Operator-Investors: The Future of Venture Capital

Source: Strong Early Access to the Best Deals

Operators see deals 9+ months before more traditional investors do. When a founder is prototyping ideas, researching market segments, and preparing for launch, they don’t call VCs for advice. They call operators who have had similar experiences.

Evaluate: Ability to Separate the Hype from the Opportunity

Operator-Investors can do much deeper diligence on companies within their sector. Given their work on the ground and their sector-specific network, operator-investors have a stronger sense of reality: emerging trends, what users want, and what types of partnerships/distribution channels work.

Invest: Differentiated Insights & Empathy that Wins Deals

In today’s fundraising environment, good founders have a lot of options and flexibility on who they raise capital from. Capital alone isn’t a differentiator and allocation on the cap table must deliver a high value per dollar invested.

Support: More Tactical Portfolio Advice & Connections

While many firms have portfolio support teams, operator-investors can go far deeper and more specific in supporting portfolio companies since they are plugged into the vertical.

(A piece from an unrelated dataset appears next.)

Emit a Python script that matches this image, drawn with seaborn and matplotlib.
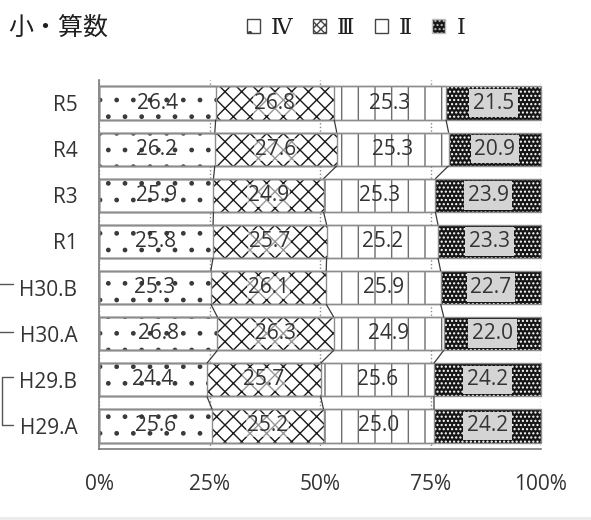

Every operator-investor brings a unique flavor to portfolio support given their work in the operating space, essentially serving as an “extension” to the executive team across their work expertise (e.g. finance, product, business development).


Our team at Pathway Ventures is confident that the time for operator-investors has arrived. We’ve already seen early-stage rounds ranging from $1M — $7M (really!) filled only with operators, and we believe that the number of operator-investors will skyrocket in the next year.